→ **Instruction**
Set all the material down again unchanged, without the pictures.

→ **Collected material**
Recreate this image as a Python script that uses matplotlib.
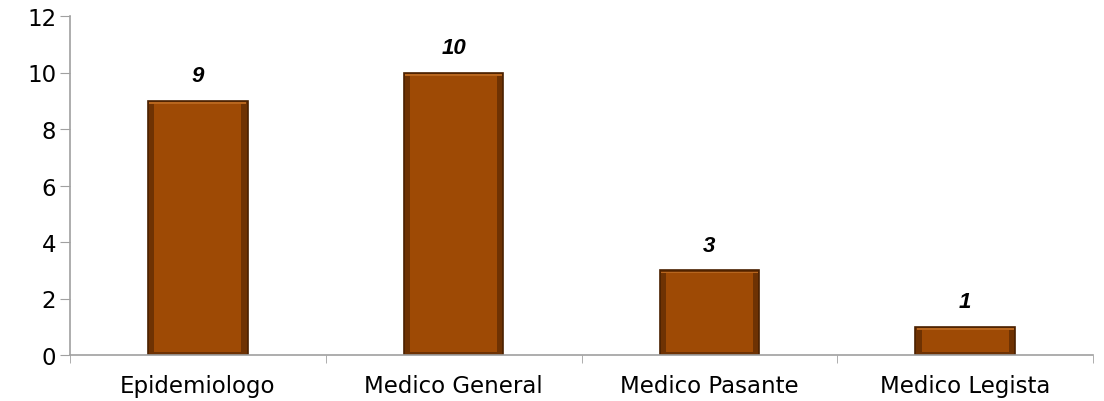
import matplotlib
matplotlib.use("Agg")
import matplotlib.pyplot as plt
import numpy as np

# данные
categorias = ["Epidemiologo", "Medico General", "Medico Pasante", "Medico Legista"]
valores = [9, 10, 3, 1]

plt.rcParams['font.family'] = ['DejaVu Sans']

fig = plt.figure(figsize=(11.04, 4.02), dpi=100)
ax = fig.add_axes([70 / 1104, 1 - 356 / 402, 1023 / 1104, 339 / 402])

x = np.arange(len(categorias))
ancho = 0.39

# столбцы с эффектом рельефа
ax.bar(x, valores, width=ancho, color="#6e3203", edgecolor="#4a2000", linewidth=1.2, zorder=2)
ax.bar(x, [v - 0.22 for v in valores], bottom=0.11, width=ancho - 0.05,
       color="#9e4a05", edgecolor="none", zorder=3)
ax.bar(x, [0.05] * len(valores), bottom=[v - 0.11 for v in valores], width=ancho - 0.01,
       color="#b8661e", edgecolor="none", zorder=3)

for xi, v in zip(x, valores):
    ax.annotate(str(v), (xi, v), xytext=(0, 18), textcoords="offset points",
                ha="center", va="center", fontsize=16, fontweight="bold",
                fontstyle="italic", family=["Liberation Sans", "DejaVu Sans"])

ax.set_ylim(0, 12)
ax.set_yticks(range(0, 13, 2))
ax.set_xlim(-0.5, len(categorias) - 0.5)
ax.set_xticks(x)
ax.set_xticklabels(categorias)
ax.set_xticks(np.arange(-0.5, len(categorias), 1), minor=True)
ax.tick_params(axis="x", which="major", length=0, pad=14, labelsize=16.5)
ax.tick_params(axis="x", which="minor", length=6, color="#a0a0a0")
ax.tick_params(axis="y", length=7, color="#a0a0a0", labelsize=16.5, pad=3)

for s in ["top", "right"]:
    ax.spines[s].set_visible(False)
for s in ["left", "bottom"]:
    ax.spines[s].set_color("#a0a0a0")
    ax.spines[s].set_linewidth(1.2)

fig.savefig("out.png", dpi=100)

→ **Reply to the task**
Recreate this image as a Python script that uses matplotlib.
import matplotlib
matplotlib.use("Agg")
import matplotlib.pyplot as plt
import numpy as np

# данные
categorias = ["Epidemiologo", "Medico General", "Medico Pasante", "Medico Legista"]
valores = [9, 10, 3, 1]

plt.rcParams['font.family'] = ['DejaVu Sans']

fig = plt.figure(figsize=(11.04, 4.02), dpi=100)
ax = fig.add_axes([70 / 1104, 1 - 356 / 402, 1023 / 1104, 339 / 402])

x = np.arange(len(categorias))
ancho = 0.39

# столбцы с эффектом рельефа
ax.bar(x, valores, width=ancho, color="#6e3203", edgecolor="#4a2000", linewidth=1.2, zorder=2)
ax.bar(x, [v - 0.22 for v in valores], bottom=0.11, width=ancho - 0.05,
       color="#9e4a05", edgecolor="none", zorder=3)
ax.bar(x, [0.05] * len(valores), bottom=[v - 0.11 for v in valores], width=ancho - 0.01,
       color="#b8661e", edgecolor="none", zorder=3)

for xi, v in zip(x, valores):
    ax.annotate(str(v), (xi, v), xytext=(0, 18), textcoords="offset points",
                ha="center", va="center", fontsize=16, fontweight="bold",
                fontstyle="italic", family=["Liberation Sans", "DejaVu Sans"])

ax.set_ylim(0, 12)
ax.set_yticks(range(0, 13, 2))
ax.set_xlim(-0.5, len(categorias) - 0.5)
ax.set_xticks(x)
ax.set_xticklabels(categorias)
ax.set_xticks(np.arange(-0.5, len(categorias), 1), minor=True)
ax.tick_params(axis="x", which="major", length=0, pad=14, labelsize=16.5)
ax.tick_params(axis="x", which="minor", length=6, color="#a0a0a0")
ax.tick_params(axis="y", length=7, color="#a0a0a0", labelsize=16.5, pad=3)

for s in ["top", "right"]:
    ax.spines[s].set_visible(False)
for s in ["left", "bottom"]:
    ax.spines[s].set_color("#a0a0a0")
    ax.spines[s].set_linewidth(1.2)

fig.savefig("out.png", dpi=100)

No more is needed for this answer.